Principles of Recursion

Recursion follows a set of fundamental principles that help in solving complex problems by breaking them into smaller subproblems.

These principles ensure that recursive functions work correctly and efficiently.

1. Base Case (Stopping Condition)

Every recursive function must have a base case, which defines when the recursion should stop. Without a base case, the function will keep calling itself indefinitely, leading to a stack overflow error.

Example: Factorial of a Number

The factorial of n is defined as: n! = n × (n−1)!

With the base case: 0! = 1

int factorial(int n) {
    if (n == 0) return 1; // Base case: 0! = 1
    return n * factorial(n - 1); // Recursive case
}

If we don’t include if (n == 0) return 1;, the function will keep calling itself indefinitely, eventually causing a stack overflow.

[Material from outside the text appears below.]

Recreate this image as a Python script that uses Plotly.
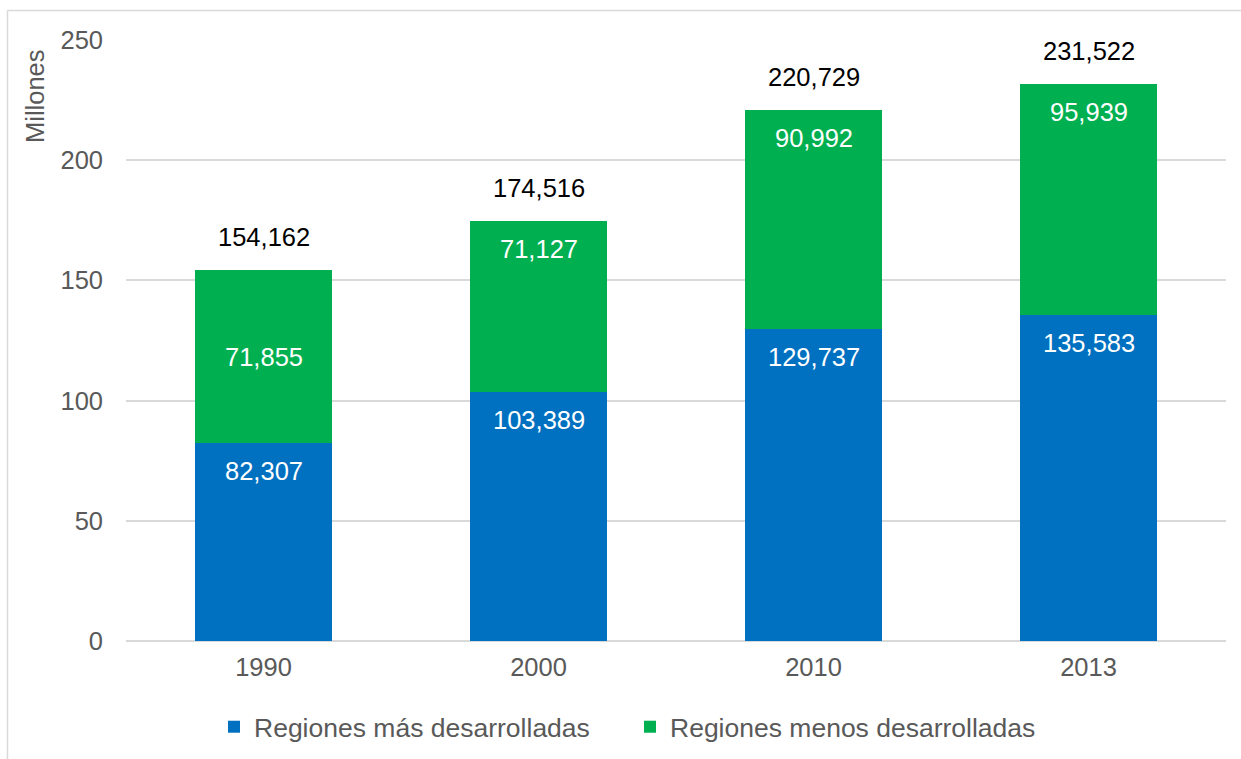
import plotly.graph_objects as go

years = ["1990", "2000", "2010", "2013"]
mas = [82.307, 103.389, 129.737, 135.583]
menos = [71.855, 71.127, 90.992, 95.939]
totals_lbl = ["154,162", "174,516", "220,729", "231,522"]
mas_lbl = ["82,307", "103,389", "129,737", "135,583"]
menos_lbl = ["71,855", "71,127", "90,992", "95,939"]
menos_centered = [True, False, False, False]

W, H = 1241, 759
L, R, T, B = 126, 15, 40, 118
pw, ph = W - L - R, H - T - B

def px(x):
    return (x - L) / pw

def py(y):
    return (H - B - y) / ph

FONT = "Liberation Sans, Arial, sans-serif"
BLUE = "#0070C0"
GREEN = "#00B050"

xi = list(range(len(years)))

fig = go.Figure()
fig.add_trace(go.Bar(x=xi, y=mas, name="Regiones más desarrolladas",
                     marker=dict(color=BLUE, line=dict(width=0)), width=0.5))
fig.add_trace(go.Bar(x=xi, y=menos, name="Regiones menos desarrolladas",
                     marker=dict(color=GREEN, line=dict(width=0)), width=0.5))

ann = []
for i in xi:
    tot = mas[i] + menos[i]
    ann.append(dict(x=i, y=tot, text=totals_lbl[i], showarrow=False, yanchor="bottom",
                    yshift=17, font=dict(size=25.5, color="#000000", family=FONT)))
    ann.append(dict(x=i, y=mas[i], text=mas_lbl[i], showarrow=False, yanchor="top",
                    yshift=-12, font=dict(size=25.5, color="#FFFFFF", family=FONT)))
    if menos_centered[i]:
        ann.append(dict(x=i, y=mas[i] + menos[i] / 2, text=menos_lbl[i], showarrow=False,
                        yanchor="middle", font=dict(size=25.5, color="#FFFFFF", family=FONT)))
    else:
        ann.append(dict(x=i, y=tot, text=menos_lbl[i], showarrow=False, yanchor="top",
                        yshift=-12, font=dict(size=25.5, color="#FFFFFF", family=FONT)))

ann.append(dict(x=px(35), y=py(96), xref="paper", yref="paper", text="Millones",
                textangle=-90, showarrow=False, xanchor="center", yanchor="middle",
                font=dict(size=25.5, color="#595959", family=FONT)))

shapes = [
    dict(type="line", xref="paper", yref="paper", x0=px(7.5), x1=px(W + 5), y0=py(10.5), y1=py(10.5),
         line=dict(color="#D9D9D9", width=1.5)),
    dict(type="line", xref="paper", yref="paper", x0=px(7.5), x1=px(7.5), y0=py(10.5), y1=py(H + 5),
         line=dict(color="#D9D9D9", width=1.5)),
]

fig.update_layout(
    width=W, height=H, barmode="stack",
    margin=dict(l=L, r=R, t=T, b=B, autoexpand=False),
    paper_bgcolor="white", plot_bgcolor="white",
    font=dict(family=FONT, size=25.5, color="#595959"),
    showlegend=True,
    legend=dict(orientation="h", x=px(214), xanchor="left", y=py(727), yanchor="middle",
                font=dict(size=26.5, color="#595959", family=FONT), traceorder="normal",
                itemwidth=30, entrywidth=371, entrywidthmode="pixels",
                bgcolor="rgba(0,0,0,0)"),
    annotations=ann, shapes=shapes,
    xaxis=dict(range=[-0.5, len(years) - 0.5], tickmode="array", tickvals=xi, ticktext=years,
               showgrid=False, showline=False, zeroline=False, ticks="",
               tickfont=dict(size=25.5, color="#595959"), ticklabelstandoff=8, automargin=False),
    yaxis=dict(range=[0, 250], dtick=50, showgrid=True, gridcolor="#D9D9D9", gridwidth=1.5,
               zeroline=True, zerolinecolor="#D9D9D9", zerolinewidth=1.5, showline=False, ticks="",
               tickfont=dict(size=25.5, color="#595959"), ticklabelstandoff=22, automargin=False),
)

fig.write_html("out.html", config={"displayModeBar": False},
               post_script="document.body.style.margin='0';document.body.style.overflow='hidden';")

2. Recursive Case (Problem Reduction)

In recursion, the function should call itself with a reduced version of the problem. This is known as the recursive case. The recursive case must be defined properly so that it reduces the complexity of the problem in each step.

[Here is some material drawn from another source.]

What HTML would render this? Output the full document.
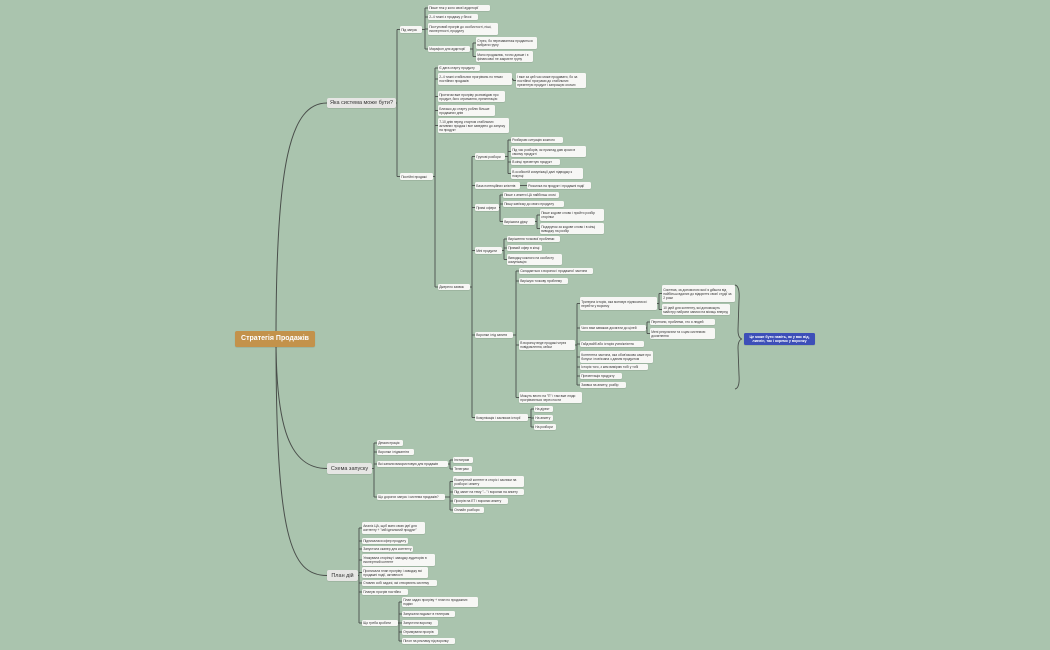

Example: Fibonacci Sequence

The Fibonacci sequence is defined recursively as: F(n) = F(n−1) + F(n−2)

With base cases: F(0) = 0, F(1) = 1

int fibonacci(int n) {
    if (n == 0) return 0; // Base case
    if (n == 1) return 1; // Base case
    return fibonacci(n - 1) + fibonacci(n - 2); // Recursive case
}

Without it, the function would not break the problem into smaller parts, making it impossible to compute the result recursively.

3. Progress Toward the Base Case (Convergence Property)

Each recursive call should move closer to the base case. If there is no progress toward the base case, the recursion will never terminate.

To ensure this, the function should reduce the problem size in each recursive call. If the reduction is not happening, the function might get stuck in an infinite loop.

Example: Incorrect vs. Correct Recursion

Correct Recursion:

#include <stdio.h>

void countdown(int n) {
    if (n == 0) {  // Base case
        printf("Blastoff!\n");
        return;
    }
    printf("%d\n", n);
    countdown(n - 1);  // Moves toward base case
}

int main() {
    countdown(5);
    return 0;
}

Incorrect Recursion:

#include <stdio.h>

void countdown(int n) {
    if (n == 0) {  // Base case
        printf("Blastoff!\n");
        return;
    }
    printf("%d\n", n);
    countdown(n);  // Incorrect: No progress toward base case
}

int main() {
    countdown(5);
    return 0;
}

In this incorrect example, the countdown function calls itself with the same value n each time (countdown(n)), so the value never decreases and the base case (n == 0) is never reached.

This results in infinite recursion and eventually causes a stack overflow error.

4. Stack Memory Usage (Call Stack)

Each recursive call is pushed onto the call stack, and execution resumes when a function returns its result. Too many recursive calls may overflow the stack.

Example: Recursive Calls in Factorial

For factorial(4), the function calls are:

#include <stdio.h>

int factorial(int n) {
    printf("Calling factorial(%d)\n", n); // Shows stack depth
    if (n == 0) return 1;
    int result = n * factorial(n - 1);
    printf("Returning factorial(%d) = %d\n", n, result);
    return result;
}

int main() {
    printf("Factorial of 4 is %d\n", factorial(4));
    return 0;
}

Output (shows stack behavior):

Calling factorial(4)
Calling factorial(3)
Calling factorial(2)
Calling factorial(1)
Calling factorial(0)
Returning factorial(1) = 1
Returning factorial(2) = 2
Returning factorial(3) = 6
Returning factorial(4) = 24
Factorial of 4 is 24

Now, results are returned as the stack unwinds:

After reaching the base case, the function starts returning values in reverse order.

4. Correctness by Mathematical Induction

Recursion follows the principle of mathematical induction, meaning:

1. Base Case Validity: If the base case is correct, it ensures correctness for small inputs.
2. Inductive Step: If recursion works for n−1, it must work for n.

Example: Sum of First N Natural Numbers

1. Base Case: sumN(0) = 0 is correct.
2. Inductive Step: Assume sumN(n-1) is correct, then sumN(n) = n + sumN(n-1) must also be correct.

By induction, the function works for all n ≥ 0.

#include <stdio.h>

int sumN(int n) {
    if (n == 0) return 0;  // Base case
    return n + sumN(n - 1);  // Recursive case
}

int main() {
    int n = 5;
    printf("Sum of first %d numbers is %d\n", n, sumN(n));
    return 0;
}

Recursion is a powerful tool, but it must be used correctly to avoid issues like infinite recursion, high memory usage, and performance inefficiencies.

By following these five core principles, you can write efficient and correct recursive functions.